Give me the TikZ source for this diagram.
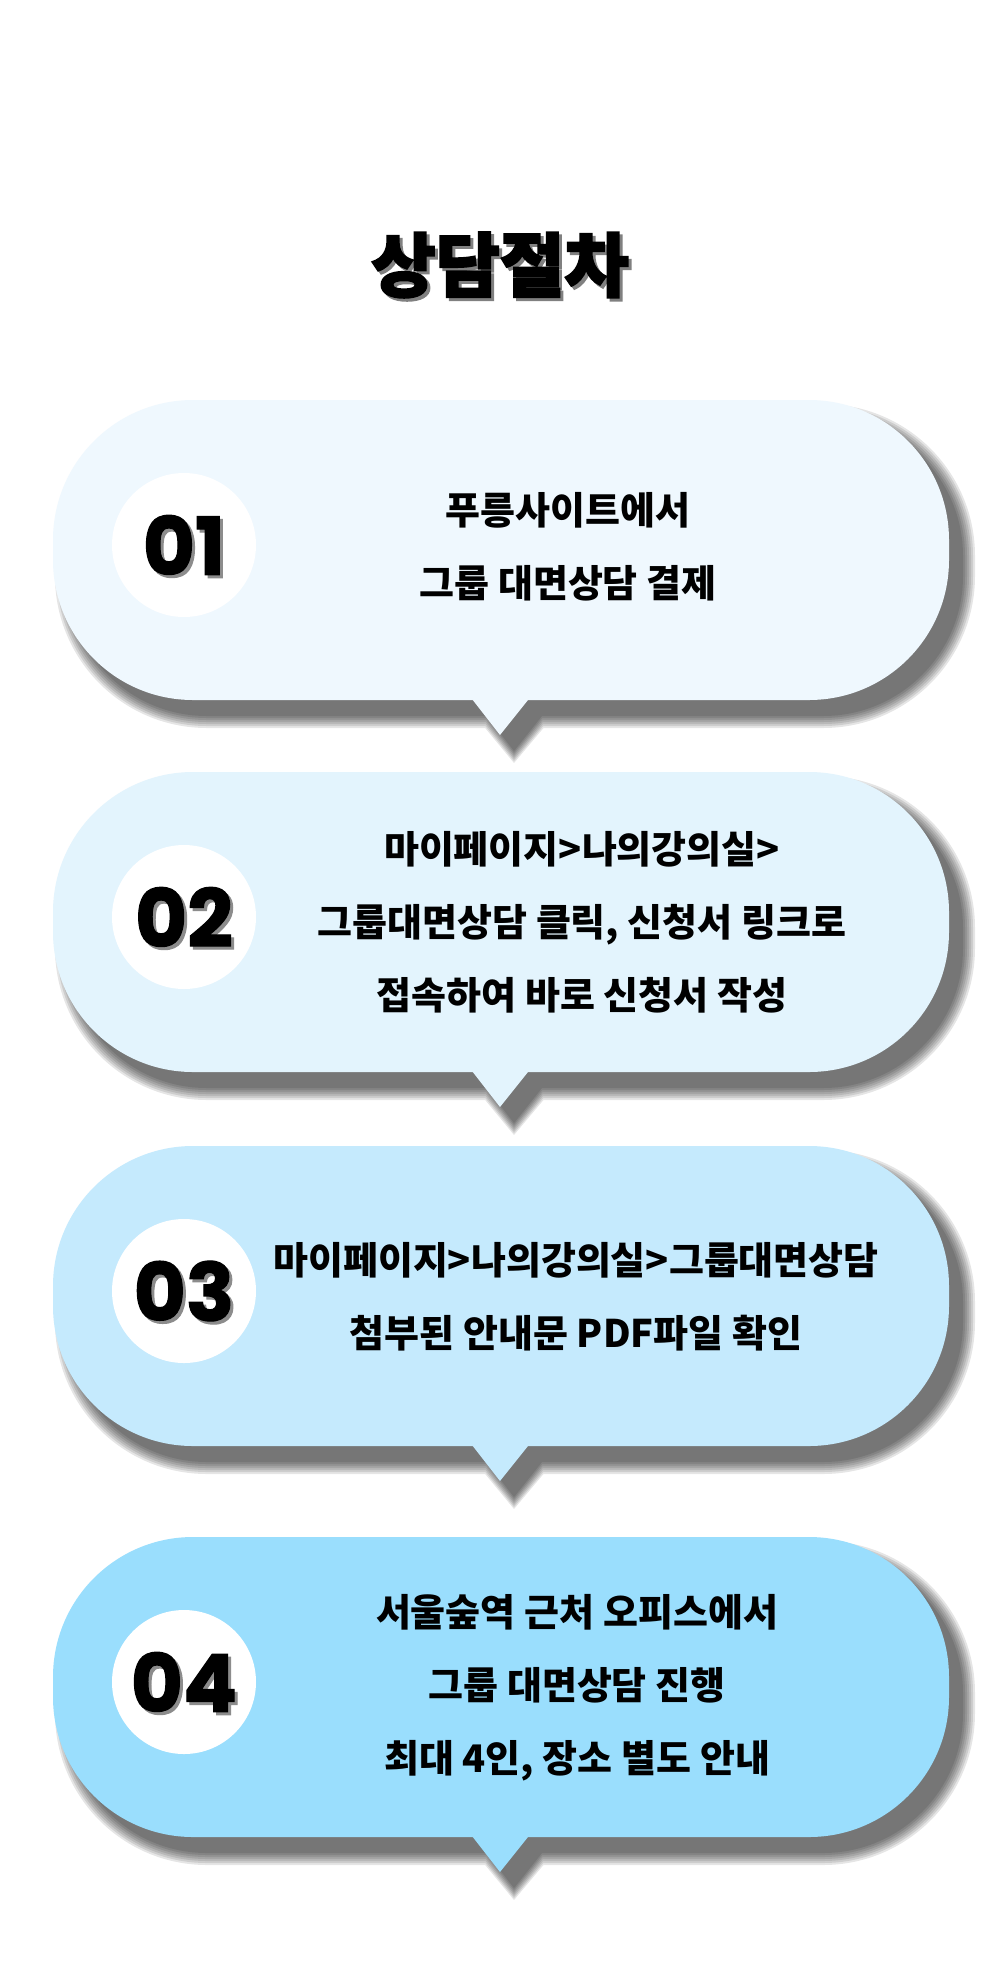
\documentclass[tikz,border=0pt]{standalone}
\usepackage{fontspec}
\setmainfont{Noto Sans CJK KR}
\newfontfamily\titlefont{Noto Sans CJK KR}[BoldFeatures={FakeBold=2.5}]
\newfontfamily\numfont{Poppins}[BoldFeatures={FakeBold=1.5}]
\usetikzlibrary{positioning}
\definecolor{stepA}{HTML}{EFF8FE}
\definecolor{stepB}{HTML}{E3F4FD}
\definecolor{stepC}{HTML}{C5EAFD}
\definecolor{stepD}{HTML}{9ADEFD}

\begin{document}
\begin{tikzpicture}[
        x=0.5pt, y=-0.5pt,
        badge/.style={circle, fill=white, minimum size=72pt, inner sep=0pt},
        numtxt/.style={font=\numfont\bfseries\fontsize{40}{40}\selectfont, inner sep=0pt},
        steptxt/.style={align=center, font=\bfseries\fontsize{19}{36.5}\selectfont},
        headtxt/.style={font=\titlefont\bfseries\fontsize{35}{35}\selectfont, inner sep=0pt}
    ]
    \fill[white] (0,0) rectangle (1000,1987);
    \useasboundingbox (0,0) rectangle (1000,1987);

    % title with its grey shadow
    \node[headtxt, text=black!50] (titleshadow) at (503,268) {상담절차};
    \node[headtxt] (title) at (500,265) {상담절차};

    % speech bubbles with soft shadow
    \foreach \t/\c/\n in {400/stepA/1, 772/stepB/2, 1146/stepC/3, 1537/stepD/4}{
        \pgfmathsetmacro\b{\t+300}
        \foreach \r in {0,2,...,12}{
            \pgfmathsetmacro\rc{70+\r/2}
            \fill[black, opacity=0.1, shift={(14,16)}] [rounded corners=\rc pt]
                (53-\r,\t-\r) rectangle (949+\r,\b+\r)
                [sharp corners] (536+\r,\b-10) -- (465-\r,\b-10) -- (500,\b+35+\r) -- cycle;
        }
        \fill[\c] [rounded corners=70pt] (53,\t) rectangle (949,\b)
            [sharp corners] (536,\b-10) -- (465,\b-10) -- (500,\b+35) -- cycle;
        \node[badge] (badge\n) at (184,\t+145) {};
        \node[numtxt, text=black!45] at ([shift={(3,3)}]badge\n.center) {0\n};
        \node[numtxt] (num\n) at (badge\n) {0\n};
    }

    \node[steptxt] (txt1) at (568,547) {푸릉사이트에서\\그룹 대면상담 결제};
    \node[steptxt] (txt2) at (582,922) {마이페이지>나의강의실>\\그룹대면상담 클릭, 신청서 링크로\\접속하여 바로 신청서 작성};
    \node[steptxt] (txt3) at (576,1297) {마이페이지>나의강의실>그룹대면상담\\첨부된 안내문 PDF파일 확인};
    \node[steptxt] (txt4) at (577,1688) {서울숲역 근처 오피스에서\\그룹 대면상담 진행\\최대 4인, 장소 별도 안내};
\end{tikzpicture}
\end{document}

____

Give all the lines above again, character for character, without pictures.

## WORKED SOLUTION
Give me the TikZ source for this diagram.
\documentclass[tikz,border=0pt]{standalone}
\usepackage{fontspec}
\setmainfont{Noto Sans CJK KR}
\newfontfamily\titlefont{Noto Sans CJK KR}[BoldFeatures={FakeBold=2.5}]
\newfontfamily\numfont{Poppins}[BoldFeatures={FakeBold=1.5}]
\usetikzlibrary{positioning}
\definecolor{stepA}{HTML}{EFF8FE}
\definecolor{stepB}{HTML}{E3F4FD}
\definecolor{stepC}{HTML}{C5EAFD}
\definecolor{stepD}{HTML}{9ADEFD}

\begin{document}
\begin{tikzpicture}[
        x=0.5pt, y=-0.5pt,
        badge/.style={circle, fill=white, minimum size=72pt, inner sep=0pt},
        numtxt/.style={font=\numfont\bfseries\fontsize{40}{40}\selectfont, inner sep=0pt},
        steptxt/.style={align=center, font=\bfseries\fontsize{19}{36.5}\selectfont},
        headtxt/.style={font=\titlefont\bfseries\fontsize{35}{35}\selectfont, inner sep=0pt}
    ]
    \fill[white] (0,0) rectangle (1000,1987);
    \useasboundingbox (0,0) rectangle (1000,1987);

    % title with its grey shadow
    \node[headtxt, text=black!50] (titleshadow) at (503,268) {상담절차};
    \node[headtxt] (title) at (500,265) {상담절차};

    % speech bubbles with soft shadow
    \foreach \t/\c/\n in {400/stepA/1, 772/stepB/2, 1146/stepC/3, 1537/stepD/4}{
        \pgfmathsetmacro\b{\t+300}
        \foreach \r in {0,2,...,12}{
            \pgfmathsetmacro\rc{70+\r/2}
            \fill[black, opacity=0.1, shift={(14,16)}] [rounded corners=\rc pt]
                (53-\r,\t-\r) rectangle (949+\r,\b+\r)
                [sharp corners] (536+\r,\b-10) -- (465-\r,\b-10) -- (500,\b+35+\r) -- cycle;
        }
        \fill[\c] [rounded corners=70pt] (53,\t) rectangle (949,\b)
            [sharp corners] (536,\b-10) -- (465,\b-10) -- (500,\b+35) -- cycle;
        \node[badge] (badge\n) at (184,\t+145) {};
        \node[numtxt, text=black!45] at ([shift={(3,3)}]badge\n.center) {0\n};
        \node[numtxt] (num\n) at (badge\n) {0\n};
    }

    \node[steptxt] (txt1) at (568,547) {푸릉사이트에서\\그룹 대면상담 결제};
    \node[steptxt] (txt2) at (582,922) {마이페이지>나의강의실>\\그룹대면상담 클릭, 신청서 링크로\\접속하여 바로 신청서 작성};
    \node[steptxt] (txt3) at (576,1297) {마이페이지>나의강의실>그룹대면상담\\첨부된 안내문 PDF파일 확인};
    \node[steptxt] (txt4) at (577,1688) {서울숲역 근처 오피스에서\\그룹 대면상담 진행\\최대 4인, 장소 별도 안내};
\end{tikzpicture}
\end{document}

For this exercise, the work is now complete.